New Bears president Kevin Warren plans to be ‘involved’ in GM Ryan Poles’ rebuild
As Poles enters a pivotal offseason in which he has the No. 1 pick and by far the most salary-cap space in the NFL, he also has a new boss with high standards.
The pressure just got turned up on Bears general manager Ryan Poles, and he’s fine with that.
As Poles enters a pivotal offseason in which he has the No. 1 draft pick and by far the most salary-cap space in the NFL, he also has a new boss with high standards. When the Bears hired Kevin Warren as their new president and CEO, they made clear that Poles would report to Warren, not chairman George McCaskey.
And Warren doesn’t sound as though he’ll be calling any consultants to help him judge whether Poles has the Bears on course to win a Super Bowl.
“I’ll be involved,” Warren said. “Our offices are right next door to each other. I guarantee you we’re gonna be communicating every single day on it, but I’m not a micro-manager. That’s not my style. But we’ll be there and work through it.
“The things I’ve seen where people have fallen short is because they’re not comfortable with each other and don’t trust that they can be real with each other. One thing about Ryan and I: We will be real with each other. That’s the best thing you can do.”
Warren referred to his time with the then-St. Louis Rams, who won Super Bowl XXXIV during his time as a vice president from 1997 to 2000. There was debate going into the 1999 season over whether Kurt Warner should take over at quarterback — a debate that coach Dick Vermeil settled by relying on facts over feelings. Warren said it’ll be the same between him and Poles.
When Poles was hired nearly a year ago, he anticipated that president/CEO Ted Phillips might be stepping down soon, and that once the Bears found a replacement, they’d revert to this more conventional structure.
The Bears went 3-14 in Poles’ first season — worse than expected, even during a rebuild. Warren said he joined the Bears with championships as his top goal, ahead of stadium construction or increasing the franchise value, and will be as eager as anyone to turn them around.
Poles was brought into the presidential search to sit down with finalists to see how well he could work with them. He’s confident he and Warren see things similarly.
“A lot of things that we’re saying, it’s the same,” Poles said. “It’s the same mentality. It’s the same process to get this organization to a place where we can sustain success over a period of time.”
Warren will acclimate for now and plans to begin official business in April. Poles has plenty to do before that. His most likely course with the top pick is to trade it for more picks, but he said he hasn’t heard much yet from around the NFL. He figures his phone will start buzzing next month when teams begin to zero in on specific prospects.

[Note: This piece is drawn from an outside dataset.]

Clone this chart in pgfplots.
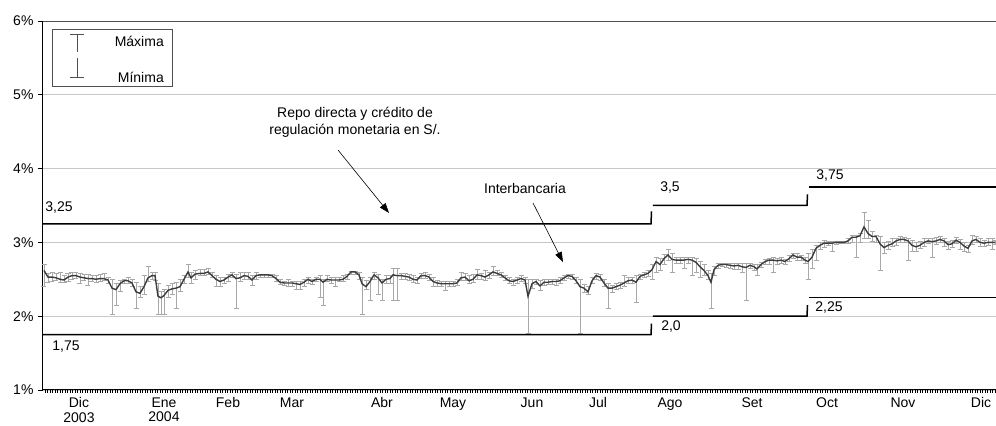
\documentclass[border=0pt]{standalone}
\usepackage{fontspec}
\setmainfont{Liberation Sans}
\usepackage{pgfplots}
\pgfplotsset{compat=1.18}
\usepackage{pgfplotstable}
\usetikzlibrary{arrows.meta}

\definecolor{gridgrey}{HTML}{C8C8C8}
\definecolor{errgrey}{HTML}{A8A8A8}
\definecolor{linegrey}{HTML}{3C3C3C}
\definecolor{boxgrey}{HTML}{505050}

\newcommand{\chfont}{\fontsize{14}{17}\selectfont}
\newcommand{\tkfont}{\fontsize{14}{14.5}\selectfont}

% interbank rate: day, average, maximum, minimum (%)
\pgfplotstableread{
x y hi lo
1.6 2.62 2.70 2.41
3.2 2.53 2.58 2.46
4.8 2.53 2.60 2.47
6.4 2.52 2.58 2.48
8.0 2.50 2.60 2.46
9.6 2.49 2.55 2.46
11.2 2.53 2.58 2.47
12.8 2.55 2.60 2.50
14.4 2.55 2.60 2.51
16.0 2.53 2.58 2.45
17.6 2.52 2.56 2.48
19.2 2.51 2.56 2.42
20.8 2.51 2.55 2.47
22.4 2.50 2.55 2.46
24.0 2.51 2.56 2.47
25.6 2.51 2.58 2.48
27.2 2.49 2.53 2.44
28.8 2.38 2.50 2.02
30.4 2.36 2.45 2.15
32.0 2.44 2.48 2.33
33.6 2.48 2.50 2.45
35.2 2.48 2.52 2.45
36.8 2.45 2.50 2.40
38.4 2.33 2.46 2.11
40.0 2.31 2.40 2.25
41.6 2.40 2.55 2.30
43.2 2.52 2.67 2.47
44.8 2.55 2.60 2.50
46.0 2.55 2.60 2.48
47.2 2.27 2.45 2.02
48.4 2.25 2.33 2.02
49.6 2.28 2.36 2.02
51.2 2.35 2.42 2.25
52.8 2.37 2.45 2.30
54.4 2.38 2.46 2.11
56.0 2.40 2.50 2.33
57.6 2.50 2.55 2.45
59.2 2.60 2.70 2.52
60.4 2.52 2.60 2.45
62.0 2.57 2.62 2.50
64.0 2.58 2.63 2.55
65.6 2.58 2.63 2.55
67.2 2.60 2.65 2.56
68.8 2.55 2.60 2.52
70.4 2.50 2.55 2.40
72.0 2.47 2.52 2.40
73.6 2.49 2.53 2.44
75.2 2.53 2.56 2.47
76.8 2.56 2.60 2.52
78.4 2.51 2.56 2.11
80.0 2.52 2.60 2.47
81.6 2.55 2.60 2.50
83.2 2.54 2.60 2.50
84.8 2.49 2.55 2.42
86.4 2.55 2.60 2.50
88.0 2.56 2.57 2.53
89.6 2.56 2.57 2.53
91.2 2.56 2.57 2.53
92.8 2.55 2.57 2.52
94.4 2.51 2.55 2.47
96.0 2.46 2.50 2.43
97.6 2.45 2.47 2.42
99.2 2.45 2.50 2.40
100.8 2.45 2.47 2.40
102.4 2.44 2.47 2.36
104.0 2.43 2.47 2.36
105.6 2.46 2.50 2.40
107.2 2.50 2.52 2.45
108.8 2.47 2.50 2.43
110.4 2.50 2.52 2.47
112.0 2.50 2.55 2.26
113.2 2.46 2.50 2.15
114.8 2.50 2.55 2.47
116.4 2.49 2.52 2.45
118.0 2.49 2.52 2.40
119.6 2.49 2.52 2.47
121.2 2.50 2.55 2.47
122.8 2.54 2.57 2.50
124.4 2.60 2.61 2.56
126.0 2.60 2.61 2.56
127.6 2.56 2.60 2.50
128.8 2.44 2.52 2.02
130.4 2.40 2.49 2.36
132.0 2.47 2.52 2.21
133.6 2.56 2.60 2.50
135.2 2.52 2.57 2.29
136.8 2.45 2.50 2.21
138.4 2.50 2.55 2.44
140.0 2.51 2.55 2.45
141.2 2.56 2.65 2.21
142.8 2.55 2.65 2.21
144.4 2.55 2.58 2.50
146.0 2.54 2.58 2.50
147.6 2.53 2.57 2.48
149.2 2.50 2.55 2.46
150.8 2.49 2.53 2.45
152.4 2.55 2.58 2.51
154.0 2.55 2.59 2.51
155.6 2.53 2.57 2.48
157.2 2.47 2.52 2.40
158.8 2.45 2.48 2.41
160.4 2.44 2.47 2.40
162.0 2.44 2.47 2.35
163.6 2.44 2.47 2.40
165.2 2.44 2.47 2.40
166.8 2.45 2.50 2.42
168.4 2.52 2.60 2.48
170.0 2.53 2.58 2.48
171.6 2.48 2.55 2.45
173.2 2.50 2.57 2.46
174.8 2.56 2.63 2.50
176.4 2.55 2.58 2.50
178.0 2.53 2.62 2.48
179.6 2.56 2.60 2.51
181.2 2.60 2.67 2.55
182.8 2.58 2.62 2.55
184.4 2.56 2.60 2.52
186.0 2.52 2.55 2.48
187.6 2.48 2.52 2.44
189.2 2.47 2.50 2.42
190.8 2.49 2.52 2.45
192.4 2.51 2.55 2.47
194.0 2.49 2.52 2.45
195.2 2.27 2.50 1.77
196.8 2.44 2.50 2.38
198.4 2.47 2.50 2.43
200.0 2.41 2.48 2.35
201.6 2.46 2.50 2.42
203.2 2.46 2.50 2.43
204.8 2.47 2.50 2.43
206.4 2.47 2.50 2.42
208.0 2.48 2.52 2.45
209.6 2.52 2.55 2.48
211.2 2.55 2.57 2.51
212.8 2.54 2.56 2.50
214.4 2.48 2.52 2.45
216.0 2.40 2.50 1.77
217.6 2.38 2.43 2.32
219.2 2.33 2.40 2.30
220.8 2.48 2.52 2.44
222.4 2.55 2.58 2.50
224.0 2.53 2.56 2.48
225.6 2.45 2.50 2.40
227.2 2.38 2.45 2.11
228.8 2.38 2.42 2.32
230.4 2.40 2.44 2.36
232.0 2.42 2.46 2.38
233.6 2.45 2.55 2.40
235.2 2.48 2.52 2.44
236.8 2.49 2.52 2.45
238.4 2.46 2.55 2.19
240.0 2.54 2.57 2.50
241.6 2.56 2.60 2.52
243.2 2.58 2.62 2.54
244.8 2.63 2.70 2.50
246.4 2.74 2.80 2.60
248.0 2.70 2.78 2.62
249.6 2.78 2.84 2.70
251.2 2.83 2.90 2.75
252.8 2.77 2.85 2.60
254.4 2.76 2.80 2.72
256.0 2.76 2.80 2.72
257.6 2.76 2.80 2.65
259.2 2.77 2.80 2.72
260.8 2.76 2.80 2.55
262.4 2.73 2.78 2.60
264.0 2.67 2.74 2.52
265.6 2.62 2.70 2.55
267.2 2.55 2.62 2.50
268.4 2.46 2.58 2.11
269.6 2.63 2.68 2.55
271.2 2.69 2.72 2.65
272.8 2.70 2.72 2.67
274.4 2.70 2.72 2.66
276.0 2.69 2.72 2.65
277.6 2.68 2.72 2.64
279.2 2.69 2.72 2.64
280.8 2.67 2.71 2.60
282.4 2.66 2.72 2.21
284.0 2.69 2.72 2.65
285.6 2.67 2.70 2.62
286.8 2.64 2.70 2.55
288.4 2.70 2.73 2.66
290.0 2.74 2.77 2.70
291.6 2.76 2.78 2.70
293.2 2.76 2.80 2.60
294.8 2.75 2.78 2.70
296.4 2.76 2.80 2.72
298.0 2.74 2.77 2.70
299.6 2.78 2.82 2.74
301.2 2.83 2.85 2.78
302.8 2.80 2.85 2.76
304.4 2.80 2.83 2.76
306.0 2.76 2.80 2.72
307.2 2.74 2.85 2.50
308.8 2.80 2.90 2.65
310.4 2.92 2.96 2.75
312.0 2.96 3.00 2.90
313.6 2.99 3.03 2.93
315.2 2.99 3.01 2.96
316.8 2.99 3.02 2.88
318.4 3.00 3.02 2.97
320.0 3.00 3.02 2.98
321.6 3.00 3.02 2.98
323.2 3.02 3.06 2.98
324.8 3.07 3.10 3.00
326.4 3.07 3.10 2.80
328.0 3.09 3.12 3.00
329.6 3.21 3.41 3.05
331.2 3.12 3.30 3.05
332.8 3.08 3.15 3.02
334.4 3.08 3.10 3.00
336.0 2.98 3.08 2.62
337.6 2.93 3.00 2.85
339.2 2.96 3.02 2.90
340.8 2.98 3.05 2.94
342.4 3.02 3.06 2.96
344.0 3.04 3.08 3.00
345.6 3.04 3.07 3.00
347.2 3.02 3.06 2.75
348.8 2.96 3.03 2.88
350.4 2.94 3.00 2.88
352.0 2.96 3.02 2.92
353.6 3.00 3.05 2.95
355.2 3.02 3.05 2.98
356.8 3.01 3.05 2.80
358.4 3.02 3.07 2.97
360.0 3.04 3.08 3.00
361.6 3.02 3.06 2.95
363.2 2.97 3.02 2.90
364.8 2.98 3.03 2.93
366.4 3.03 3.07 2.98
368.0 3.00 3.04 2.90
369.6 2.95 3.00 2.88
371.2 2.92 2.96 2.87
372.8 3.02 3.10 2.97
374.4 3.04 3.08 3.00
376.0 3.00 3.05 2.95
377.6 2.99 3.03 2.95
379.2 3.00 3.05 2.96
380.8 3.00 3.05 2.90
382.0 3.00 3.03 2.97
}\interbank

\begin{document}
\begin{tikzpicture}
\begin{axis}[
    name=ax,
    scale only axis,
    width=953pt, height=369pt,
    xmin=1.2, xmax=382.4,
    ymin=1, ymax=6,
    axis x line*=bottom,
    axis y line*=left,
    axis line style={black, line width=1pt},
    tick align=outside,
    major tick length=5pt,
    minor tick length=3pt,
    tick style={black, line width=0.7pt},
    minor x tick style={line width=0.45pt},
    major x tick style={draw=none},
    ytick={1,2,3,4,5,6},
    yticklabels={1\%,2\%,3\%,4\%,5\%,6\%},
    xtick={15.6,49.6,75.2,100.8,136.8,165.2,196.8,223.2,252,284.8,314.8,345.2,376.4},
    xticklabels={{Dic\\2003},{Ene\\2004},Feb,Mar,Abr,May,Jun,Jul,Ago,Set,Oct,Nov,Dic},
    minor xtick={2,3,...,382},
    ymajorgrids,
    grid style={gridgrey, line width=0.8pt},
    xticklabel style={font=\tkfont, align=center, anchor=north, yshift=1pt},
    yticklabel style={font=\chfont, xshift=-1pt},
    clip=false,
]
% error bars (maximum / minimum)
\addplot[draw=none, forget plot,
    error bars/.cd, y dir=both, y explicit,
    error bar style={draw=errgrey, line width=0.8pt},
    error mark options={draw=errgrey, rotate=90, mark size=2.5pt, line width=0.8pt}]
    table[x=x, y=y, y error plus expr=\thisrow{hi}-\thisrow{y},
          y error minus expr=\thisrow{y}-\thisrow{lo}] {\interbank};
% interbank average
\addplot[linegrey, line width=1.4pt, mark=none] table[x=x, y=y] {\interbank};

% repo rate (upper corridor)
\addplot[black, line width=1.5pt, mark=none] coordinates {(1.2,3.25) (244.4,3.25) (244.6,3.42)};
\addplot[black, line width=1.5pt, mark=none] coordinates {(245.1,3.5) (306.8,3.5) (307,3.65)};
\addplot[black, line width=1.5pt, mark=none] coordinates {(307.5,3.75) (382.4,3.75)};
% lower corridor
\addplot[black, line width=1.5pt, mark=none] coordinates {(1.2,1.75) (244.4,1.75) (244.6,1.90)};
\addplot[black, line width=1.5pt, mark=none] coordinates {(245.1,2.0) (306.8,2.0) (307,2.15)};
\addplot[black, line width=1.5pt, mark=none] coordinates {(307.5,2.25) (382.4,2.25)};

\draw[boxgrey, line width=0.8pt] (rel axis cs:0,1) -- (rel axis cs:1,1);

\node[font=\chfont] at (axis cs:7.6,3.466) {3,25};
\node[font=\chfont] at (axis cs:10.4,1.583) {1,75};
\node[font=\chfont] at (axis cs:252,3.737) {3,5};
\node[font=\chfont] at (axis cs:316,3.913) {3,75};
\node[font=\chfont] at (axis cs:252.4,1.854) {2,0};
\node[font=\chfont] at (axis cs:315.6,2.111) {2,25};

\node[font=\chfont, align=center] at (axis cs:126,4.631)
    {Repo directa y crédito de\\regulación monetaria en S/.};
\draw[-{Triangle[length=10pt,width=7pt]}, line width=0.6pt]
    (axis cs:119.2,4.252) -- (axis cs:139.6,3.398);
\node[font=\chfont] at (axis cs:194,3.737) {Interbancaria};
\draw[-{Triangle[length=10pt,width=7pt]}, line width=0.6pt]
    (axis cs:197.2,3.534) -- (axis cs:209.2,2.734);
\end{axis}

% legend
\draw[boxgrey, line width=0.8pt] ([shift={(9pt,-8pt)}]ax.north west) rectangle ([shift={(129pt,-65pt)}]ax.north west);
\draw[boxgrey, line width=0.7pt]
    ([shift={(27.5pt,-13pt)}]ax.north west) -- ([shift={(40.5pt,-13pt)}]ax.north west)
    ([shift={(34pt,-13pt)}]ax.north west) -- ([shift={(34pt,-31pt)}]ax.north west)
    ([shift={(34pt,-37pt)}]ax.north west) -- ([shift={(34pt,-56pt)}]ax.north west)
    ([shift={(27.5pt,-56pt)}]ax.north west) -- ([shift={(40.5pt,-56pt)}]ax.north west);
\node[font=\chfont, anchor=base east, inner sep=0pt] at ([shift={(121pt,-26pt)}]ax.north west) {Máxima};
\node[font=\chfont, anchor=base east, inner sep=0pt] at ([shift={(121pt,-62pt)}]ax.north west) {Mínima};

\pgfresetboundingbox
\path[use as bounding box] ([shift={(-43pt,-36pt)}]ax.south west) rectangle ([shift={(0pt,21pt)}]ax.north east);
\end{tikzpicture}
\end{document}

Poles and his staff were halfway evaluating the upcoming free-agent class Tuesday. Once the Bears line up their top targets, likely by mid-February, Poles will lay out the plan for McCaskey and Warren in order to get their input.
If there’s ever a disagreement, Warren said it’s Poles’ call.
“He’s the expert,” Warren said.
Poles also is waiting to see if he’ll need to rearrange his staff as assistant GM Ian Cunningham emerges as a GM candidate around the league. Cunningham was a finalist for the Titans’ vacancy before they hired Ran Carthon on Tuesday.
“It’d be a big loss, but at the same time, I was prepared for this,” Poles said. “Did I think it was gonna be less than 12 months? No. But I’m not shocked at all.
“I have a plan for it, and I feel good about it. I didn’t expect he would be here long. He’s a really, really good person, and then his ability to lead and really get an organization on track, I think it’s going to be excellent when he gets that opportunity.”